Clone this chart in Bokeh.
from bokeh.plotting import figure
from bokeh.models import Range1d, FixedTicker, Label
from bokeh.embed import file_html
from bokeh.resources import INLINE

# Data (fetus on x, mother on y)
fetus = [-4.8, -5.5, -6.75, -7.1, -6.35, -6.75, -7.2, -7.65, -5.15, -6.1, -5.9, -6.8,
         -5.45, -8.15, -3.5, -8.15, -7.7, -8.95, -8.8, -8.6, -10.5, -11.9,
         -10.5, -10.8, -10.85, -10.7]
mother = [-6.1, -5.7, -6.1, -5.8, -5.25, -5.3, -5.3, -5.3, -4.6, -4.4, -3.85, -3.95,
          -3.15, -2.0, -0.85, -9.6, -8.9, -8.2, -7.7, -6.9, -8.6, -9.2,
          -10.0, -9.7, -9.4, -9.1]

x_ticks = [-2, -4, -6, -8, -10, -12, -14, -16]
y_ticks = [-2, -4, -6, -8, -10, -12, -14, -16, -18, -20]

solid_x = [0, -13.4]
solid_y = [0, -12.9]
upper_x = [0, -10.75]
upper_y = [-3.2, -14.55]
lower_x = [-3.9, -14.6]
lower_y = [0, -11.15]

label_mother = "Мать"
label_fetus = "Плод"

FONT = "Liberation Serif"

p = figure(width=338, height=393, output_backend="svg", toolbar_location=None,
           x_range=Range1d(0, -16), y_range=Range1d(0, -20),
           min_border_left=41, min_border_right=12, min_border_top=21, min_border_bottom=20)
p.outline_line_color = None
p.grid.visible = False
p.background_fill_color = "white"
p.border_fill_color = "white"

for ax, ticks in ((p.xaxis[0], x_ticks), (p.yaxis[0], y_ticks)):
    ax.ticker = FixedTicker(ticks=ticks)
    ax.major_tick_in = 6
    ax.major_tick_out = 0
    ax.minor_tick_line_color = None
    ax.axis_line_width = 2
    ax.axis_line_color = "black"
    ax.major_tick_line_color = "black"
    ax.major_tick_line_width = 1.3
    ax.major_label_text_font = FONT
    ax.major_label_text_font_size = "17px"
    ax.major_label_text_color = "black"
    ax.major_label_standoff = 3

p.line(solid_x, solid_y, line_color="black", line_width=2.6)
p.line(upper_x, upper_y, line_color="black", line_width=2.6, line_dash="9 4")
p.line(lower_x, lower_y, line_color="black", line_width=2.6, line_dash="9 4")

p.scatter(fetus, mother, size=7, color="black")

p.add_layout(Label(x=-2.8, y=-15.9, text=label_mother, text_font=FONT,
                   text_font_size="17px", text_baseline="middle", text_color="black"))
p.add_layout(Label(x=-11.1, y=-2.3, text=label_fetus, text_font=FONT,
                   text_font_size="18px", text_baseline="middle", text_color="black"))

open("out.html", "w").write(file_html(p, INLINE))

-*-*-

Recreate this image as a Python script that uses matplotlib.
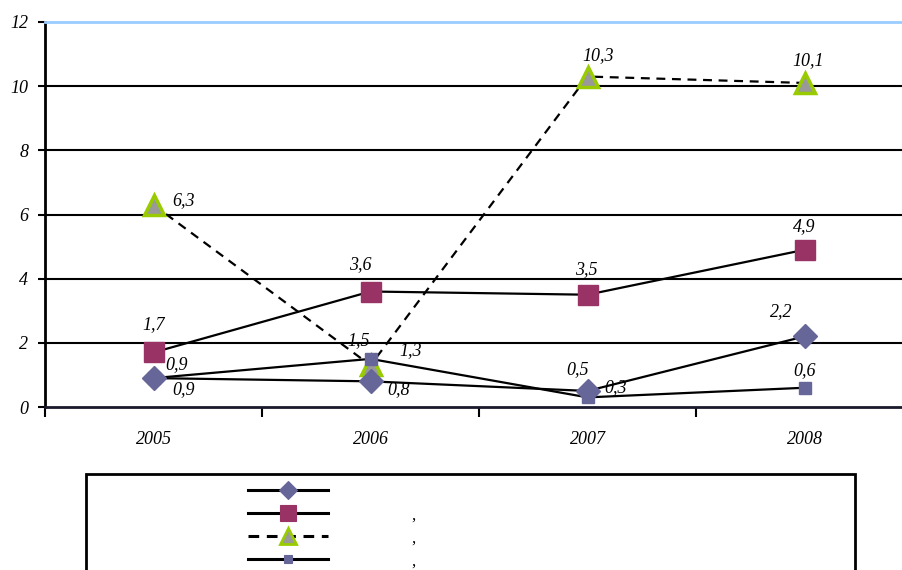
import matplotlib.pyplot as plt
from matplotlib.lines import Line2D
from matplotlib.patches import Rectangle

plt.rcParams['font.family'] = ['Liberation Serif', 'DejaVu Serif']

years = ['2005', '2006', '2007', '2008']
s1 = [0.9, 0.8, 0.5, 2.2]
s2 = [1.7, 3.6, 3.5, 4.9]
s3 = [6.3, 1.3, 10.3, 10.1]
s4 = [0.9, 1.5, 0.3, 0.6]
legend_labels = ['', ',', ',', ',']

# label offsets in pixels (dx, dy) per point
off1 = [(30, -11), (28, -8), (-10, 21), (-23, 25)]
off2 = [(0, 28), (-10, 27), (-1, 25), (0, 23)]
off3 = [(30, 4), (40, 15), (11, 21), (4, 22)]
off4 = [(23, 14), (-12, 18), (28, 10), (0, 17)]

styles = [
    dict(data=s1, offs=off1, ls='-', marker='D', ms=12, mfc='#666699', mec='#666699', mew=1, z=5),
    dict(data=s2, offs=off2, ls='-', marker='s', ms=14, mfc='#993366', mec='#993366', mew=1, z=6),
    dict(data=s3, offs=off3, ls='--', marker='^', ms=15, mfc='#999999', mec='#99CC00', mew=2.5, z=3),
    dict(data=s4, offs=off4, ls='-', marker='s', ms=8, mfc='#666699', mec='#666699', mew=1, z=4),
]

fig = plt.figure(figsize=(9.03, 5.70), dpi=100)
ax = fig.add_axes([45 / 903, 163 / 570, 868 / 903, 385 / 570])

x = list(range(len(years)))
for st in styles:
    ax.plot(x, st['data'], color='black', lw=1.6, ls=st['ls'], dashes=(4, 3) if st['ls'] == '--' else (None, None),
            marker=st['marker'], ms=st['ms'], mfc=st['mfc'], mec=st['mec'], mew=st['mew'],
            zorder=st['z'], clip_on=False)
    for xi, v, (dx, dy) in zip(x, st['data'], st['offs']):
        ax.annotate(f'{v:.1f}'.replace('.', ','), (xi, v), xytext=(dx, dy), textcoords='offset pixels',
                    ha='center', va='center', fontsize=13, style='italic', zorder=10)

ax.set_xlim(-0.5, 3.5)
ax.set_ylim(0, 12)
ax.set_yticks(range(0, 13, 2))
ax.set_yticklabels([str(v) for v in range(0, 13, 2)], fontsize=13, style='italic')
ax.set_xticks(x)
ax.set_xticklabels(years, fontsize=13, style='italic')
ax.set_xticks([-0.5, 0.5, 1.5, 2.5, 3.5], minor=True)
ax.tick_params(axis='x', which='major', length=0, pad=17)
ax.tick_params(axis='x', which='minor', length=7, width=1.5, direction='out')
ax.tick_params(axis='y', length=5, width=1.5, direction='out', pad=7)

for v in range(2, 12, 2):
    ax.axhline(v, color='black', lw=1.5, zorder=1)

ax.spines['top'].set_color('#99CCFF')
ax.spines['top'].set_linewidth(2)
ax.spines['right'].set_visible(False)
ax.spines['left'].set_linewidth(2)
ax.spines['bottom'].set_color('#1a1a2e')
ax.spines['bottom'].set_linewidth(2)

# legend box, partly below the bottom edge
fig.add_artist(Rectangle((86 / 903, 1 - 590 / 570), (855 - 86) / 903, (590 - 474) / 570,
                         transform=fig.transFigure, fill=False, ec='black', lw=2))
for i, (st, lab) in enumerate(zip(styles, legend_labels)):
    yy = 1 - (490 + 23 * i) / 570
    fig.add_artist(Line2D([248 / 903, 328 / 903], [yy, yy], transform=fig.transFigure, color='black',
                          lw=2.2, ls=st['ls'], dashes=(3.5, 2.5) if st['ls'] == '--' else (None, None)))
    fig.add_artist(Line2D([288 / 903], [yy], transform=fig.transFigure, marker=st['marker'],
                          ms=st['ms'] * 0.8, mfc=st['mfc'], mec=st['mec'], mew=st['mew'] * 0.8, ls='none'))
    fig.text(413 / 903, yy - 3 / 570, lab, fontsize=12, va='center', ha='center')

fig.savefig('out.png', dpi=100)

-*-*-

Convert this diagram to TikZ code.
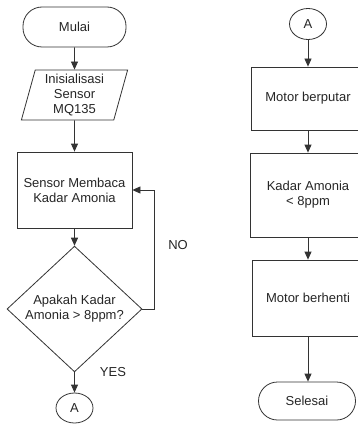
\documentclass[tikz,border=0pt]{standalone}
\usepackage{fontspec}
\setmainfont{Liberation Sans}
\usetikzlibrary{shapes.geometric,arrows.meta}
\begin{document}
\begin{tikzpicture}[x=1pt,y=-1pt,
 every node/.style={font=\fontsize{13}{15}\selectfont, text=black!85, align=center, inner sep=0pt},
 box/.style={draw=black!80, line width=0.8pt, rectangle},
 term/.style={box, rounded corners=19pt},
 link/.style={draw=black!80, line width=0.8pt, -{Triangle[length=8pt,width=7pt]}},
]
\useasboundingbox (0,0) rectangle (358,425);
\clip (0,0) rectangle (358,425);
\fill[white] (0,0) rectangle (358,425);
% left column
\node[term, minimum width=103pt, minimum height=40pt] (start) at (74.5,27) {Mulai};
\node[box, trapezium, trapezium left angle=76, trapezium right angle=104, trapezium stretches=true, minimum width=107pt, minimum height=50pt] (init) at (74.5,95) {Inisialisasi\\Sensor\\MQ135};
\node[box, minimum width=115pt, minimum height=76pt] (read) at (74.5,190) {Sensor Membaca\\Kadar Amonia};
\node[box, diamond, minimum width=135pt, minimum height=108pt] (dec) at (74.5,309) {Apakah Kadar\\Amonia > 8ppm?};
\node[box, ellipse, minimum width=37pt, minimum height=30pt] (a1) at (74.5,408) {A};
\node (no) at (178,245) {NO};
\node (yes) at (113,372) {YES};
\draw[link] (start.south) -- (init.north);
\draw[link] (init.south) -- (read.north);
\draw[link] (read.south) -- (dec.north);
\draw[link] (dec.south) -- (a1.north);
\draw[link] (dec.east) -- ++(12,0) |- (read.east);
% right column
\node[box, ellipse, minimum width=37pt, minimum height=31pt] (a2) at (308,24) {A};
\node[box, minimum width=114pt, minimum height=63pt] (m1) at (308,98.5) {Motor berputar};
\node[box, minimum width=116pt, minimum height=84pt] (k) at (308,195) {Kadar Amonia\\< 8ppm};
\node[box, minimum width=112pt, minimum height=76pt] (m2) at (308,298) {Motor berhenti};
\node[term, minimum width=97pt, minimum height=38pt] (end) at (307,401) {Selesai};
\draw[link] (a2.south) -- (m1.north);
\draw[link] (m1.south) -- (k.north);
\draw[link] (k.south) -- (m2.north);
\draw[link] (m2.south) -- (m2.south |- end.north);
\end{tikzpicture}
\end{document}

-*-*-

• _Aim_: Pick each line holding the word "this" out of the listing.

• _Written answer_:
Clone this chart in Bokeh.
Recreate this image as a Python script that uses matplotlib.
Convert this diagram to TikZ code.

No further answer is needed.